• Given request
Print exactly the lines from the first one down to the line that contains "W, H = 876, 501", both included, and skip the pictures.

• Supplied material
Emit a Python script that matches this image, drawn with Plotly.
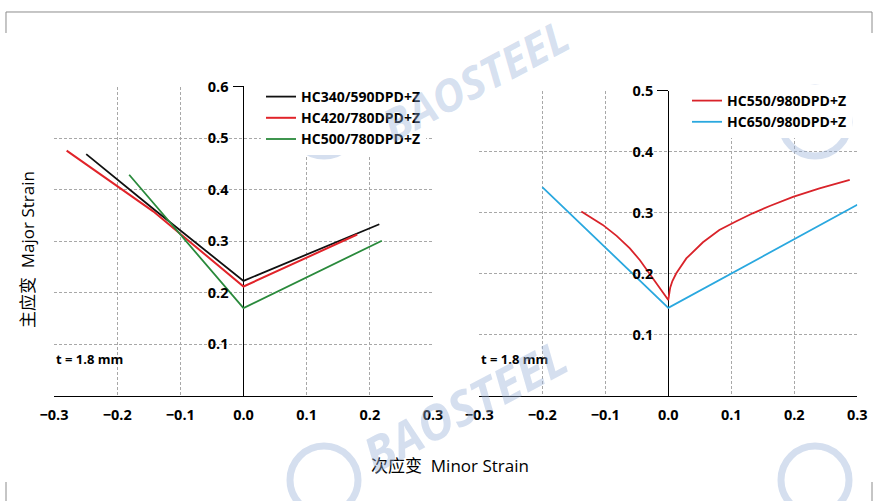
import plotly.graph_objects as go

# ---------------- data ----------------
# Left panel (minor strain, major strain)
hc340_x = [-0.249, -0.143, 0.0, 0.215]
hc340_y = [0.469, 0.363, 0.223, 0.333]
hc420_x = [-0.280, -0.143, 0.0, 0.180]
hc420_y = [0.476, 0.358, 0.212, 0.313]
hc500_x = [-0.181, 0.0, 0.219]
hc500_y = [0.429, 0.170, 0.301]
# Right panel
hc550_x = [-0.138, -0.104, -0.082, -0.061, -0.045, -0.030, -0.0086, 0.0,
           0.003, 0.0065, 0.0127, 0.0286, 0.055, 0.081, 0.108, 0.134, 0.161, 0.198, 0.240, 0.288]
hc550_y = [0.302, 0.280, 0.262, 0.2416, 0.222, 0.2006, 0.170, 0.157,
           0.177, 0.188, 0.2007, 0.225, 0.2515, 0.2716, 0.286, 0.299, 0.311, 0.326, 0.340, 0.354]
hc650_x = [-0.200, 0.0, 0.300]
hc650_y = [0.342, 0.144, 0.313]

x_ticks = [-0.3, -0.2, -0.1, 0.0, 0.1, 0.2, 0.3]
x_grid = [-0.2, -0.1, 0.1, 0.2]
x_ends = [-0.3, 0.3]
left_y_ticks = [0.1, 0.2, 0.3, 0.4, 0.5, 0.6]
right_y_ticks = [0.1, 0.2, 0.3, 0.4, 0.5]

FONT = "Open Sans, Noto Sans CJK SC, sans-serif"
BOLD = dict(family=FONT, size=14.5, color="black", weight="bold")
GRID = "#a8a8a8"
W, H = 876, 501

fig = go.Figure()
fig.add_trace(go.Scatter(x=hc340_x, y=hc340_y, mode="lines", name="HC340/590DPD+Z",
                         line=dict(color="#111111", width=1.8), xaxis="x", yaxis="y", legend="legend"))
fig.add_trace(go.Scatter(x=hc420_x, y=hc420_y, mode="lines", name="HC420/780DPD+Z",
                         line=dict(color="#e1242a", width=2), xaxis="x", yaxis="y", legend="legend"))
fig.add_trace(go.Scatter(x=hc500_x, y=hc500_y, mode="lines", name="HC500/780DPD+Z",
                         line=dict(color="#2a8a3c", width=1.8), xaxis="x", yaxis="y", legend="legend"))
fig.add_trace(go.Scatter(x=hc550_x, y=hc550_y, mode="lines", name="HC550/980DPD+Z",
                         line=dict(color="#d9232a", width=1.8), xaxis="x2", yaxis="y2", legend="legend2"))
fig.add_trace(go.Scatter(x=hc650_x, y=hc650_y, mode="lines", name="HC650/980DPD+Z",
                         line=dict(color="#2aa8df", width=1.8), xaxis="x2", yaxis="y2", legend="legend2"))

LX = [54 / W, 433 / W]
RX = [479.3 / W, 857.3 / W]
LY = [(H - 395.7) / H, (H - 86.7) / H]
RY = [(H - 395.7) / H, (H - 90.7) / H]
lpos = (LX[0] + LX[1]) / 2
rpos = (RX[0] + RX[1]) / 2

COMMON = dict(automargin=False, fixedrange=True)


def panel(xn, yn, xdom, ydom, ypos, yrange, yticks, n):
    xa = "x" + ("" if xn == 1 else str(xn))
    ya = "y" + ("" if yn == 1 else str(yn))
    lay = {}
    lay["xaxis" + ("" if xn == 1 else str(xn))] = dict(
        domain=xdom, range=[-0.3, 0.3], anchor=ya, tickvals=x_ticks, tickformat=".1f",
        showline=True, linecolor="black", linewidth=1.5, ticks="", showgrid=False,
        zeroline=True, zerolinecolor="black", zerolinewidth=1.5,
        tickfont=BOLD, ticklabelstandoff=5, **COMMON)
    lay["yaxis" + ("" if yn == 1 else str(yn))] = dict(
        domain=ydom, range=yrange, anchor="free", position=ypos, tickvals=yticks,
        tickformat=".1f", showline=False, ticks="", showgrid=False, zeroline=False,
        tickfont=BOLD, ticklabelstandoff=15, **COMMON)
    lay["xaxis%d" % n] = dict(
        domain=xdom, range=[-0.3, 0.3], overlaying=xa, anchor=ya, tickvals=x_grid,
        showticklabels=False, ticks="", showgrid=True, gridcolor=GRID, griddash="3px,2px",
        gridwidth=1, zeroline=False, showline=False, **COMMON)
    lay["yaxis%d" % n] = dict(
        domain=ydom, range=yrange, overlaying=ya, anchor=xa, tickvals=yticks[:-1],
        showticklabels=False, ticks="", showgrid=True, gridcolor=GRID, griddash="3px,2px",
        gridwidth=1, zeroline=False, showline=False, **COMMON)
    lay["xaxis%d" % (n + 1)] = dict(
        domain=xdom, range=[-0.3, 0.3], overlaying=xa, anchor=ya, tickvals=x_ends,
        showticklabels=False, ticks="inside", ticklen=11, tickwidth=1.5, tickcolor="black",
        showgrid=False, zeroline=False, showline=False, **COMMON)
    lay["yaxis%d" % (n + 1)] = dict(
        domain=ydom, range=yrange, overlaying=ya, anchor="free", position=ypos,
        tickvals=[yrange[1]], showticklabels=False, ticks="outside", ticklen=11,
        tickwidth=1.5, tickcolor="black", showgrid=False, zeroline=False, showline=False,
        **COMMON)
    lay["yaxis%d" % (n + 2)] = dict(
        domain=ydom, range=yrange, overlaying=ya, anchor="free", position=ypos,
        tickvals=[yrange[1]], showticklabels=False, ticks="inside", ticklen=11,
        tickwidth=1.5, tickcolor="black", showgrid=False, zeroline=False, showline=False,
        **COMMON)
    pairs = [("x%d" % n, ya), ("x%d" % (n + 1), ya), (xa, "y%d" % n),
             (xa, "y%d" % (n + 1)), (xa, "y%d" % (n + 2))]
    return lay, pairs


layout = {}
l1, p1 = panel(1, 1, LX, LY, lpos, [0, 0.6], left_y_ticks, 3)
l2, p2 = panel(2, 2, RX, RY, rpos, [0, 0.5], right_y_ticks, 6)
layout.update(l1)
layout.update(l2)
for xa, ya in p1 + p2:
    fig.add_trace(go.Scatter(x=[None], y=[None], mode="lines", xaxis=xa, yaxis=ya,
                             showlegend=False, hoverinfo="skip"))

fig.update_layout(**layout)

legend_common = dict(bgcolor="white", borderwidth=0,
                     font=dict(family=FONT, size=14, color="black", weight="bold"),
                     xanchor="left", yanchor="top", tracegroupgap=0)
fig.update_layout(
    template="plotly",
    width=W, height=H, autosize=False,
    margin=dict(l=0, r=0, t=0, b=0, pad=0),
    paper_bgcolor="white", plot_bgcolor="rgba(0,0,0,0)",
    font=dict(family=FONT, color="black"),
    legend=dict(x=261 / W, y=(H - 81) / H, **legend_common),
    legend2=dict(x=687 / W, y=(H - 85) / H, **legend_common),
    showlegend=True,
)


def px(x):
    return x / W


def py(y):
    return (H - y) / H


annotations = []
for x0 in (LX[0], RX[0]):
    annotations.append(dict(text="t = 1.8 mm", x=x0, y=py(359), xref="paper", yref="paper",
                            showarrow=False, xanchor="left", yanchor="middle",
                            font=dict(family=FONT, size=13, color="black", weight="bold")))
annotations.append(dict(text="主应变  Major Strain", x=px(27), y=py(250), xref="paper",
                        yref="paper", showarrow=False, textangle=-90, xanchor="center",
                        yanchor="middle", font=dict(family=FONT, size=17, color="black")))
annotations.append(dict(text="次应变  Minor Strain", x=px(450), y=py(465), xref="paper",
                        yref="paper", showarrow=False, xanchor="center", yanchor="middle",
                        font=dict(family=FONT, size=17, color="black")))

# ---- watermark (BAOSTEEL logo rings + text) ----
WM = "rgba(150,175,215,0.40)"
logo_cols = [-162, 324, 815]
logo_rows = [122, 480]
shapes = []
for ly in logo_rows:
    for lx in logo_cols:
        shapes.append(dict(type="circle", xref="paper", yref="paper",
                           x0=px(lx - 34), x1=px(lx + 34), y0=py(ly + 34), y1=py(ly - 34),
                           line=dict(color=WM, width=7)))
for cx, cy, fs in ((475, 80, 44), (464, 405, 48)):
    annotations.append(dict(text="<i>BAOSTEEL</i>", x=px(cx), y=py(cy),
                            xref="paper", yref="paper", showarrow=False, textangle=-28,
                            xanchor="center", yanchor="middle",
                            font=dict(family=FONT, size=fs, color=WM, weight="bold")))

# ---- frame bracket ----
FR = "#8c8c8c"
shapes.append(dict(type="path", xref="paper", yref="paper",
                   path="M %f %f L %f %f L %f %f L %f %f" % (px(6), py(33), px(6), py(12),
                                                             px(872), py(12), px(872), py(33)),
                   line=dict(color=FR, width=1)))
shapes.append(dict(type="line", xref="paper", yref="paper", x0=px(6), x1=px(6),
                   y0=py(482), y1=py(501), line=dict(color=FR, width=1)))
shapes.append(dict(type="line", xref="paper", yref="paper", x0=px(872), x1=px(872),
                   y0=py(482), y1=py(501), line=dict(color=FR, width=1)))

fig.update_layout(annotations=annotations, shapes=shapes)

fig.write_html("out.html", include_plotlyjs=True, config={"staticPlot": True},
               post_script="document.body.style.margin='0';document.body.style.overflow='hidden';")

• Solution for this task
Emit a Python script that matches this image, drawn with Plotly.
import plotly.graph_objects as go

# ---------------- data ----------------
# Left panel (minor strain, major strain)
hc340_x = [-0.249, -0.143, 0.0, 0.215]
hc340_y = [0.469, 0.363, 0.223, 0.333]
hc420_x = [-0.280, -0.143, 0.0, 0.180]
hc420_y = [0.476, 0.358, 0.212, 0.313]
hc500_x = [-0.181, 0.0, 0.219]
hc500_y = [0.429, 0.170, 0.301]
# Right panel
hc550_x = [-0.138, -0.104, -0.082, -0.061, -0.045, -0.030, -0.0086, 0.0,
           0.003, 0.0065, 0.0127, 0.0286, 0.055, 0.081, 0.108, 0.134, 0.161, 0.198, 0.240, 0.288]
hc550_y = [0.302, 0.280, 0.262, 0.2416, 0.222, 0.2006, 0.170, 0.157,
           0.177, 0.188, 0.2007, 0.225, 0.2515, 0.2716, 0.286, 0.299, 0.311, 0.326, 0.340, 0.354]
hc650_x = [-0.200, 0.0, 0.300]
hc650_y = [0.342, 0.144, 0.313]

x_ticks = [-0.3, -0.2, -0.1, 0.0, 0.1, 0.2, 0.3]
x_grid = [-0.2, -0.1, 0.1, 0.2]
x_ends = [-0.3, 0.3]
left_y_ticks = [0.1, 0.2, 0.3, 0.4, 0.5, 0.6]
right_y_ticks = [0.1, 0.2, 0.3, 0.4, 0.5]

FONT = "Open Sans, Noto Sans CJK SC, sans-serif"
BOLD = dict(family=FONT, size=14.5, color="black", weight="bold")
GRID = "#a8a8a8"
W, H = 876, 501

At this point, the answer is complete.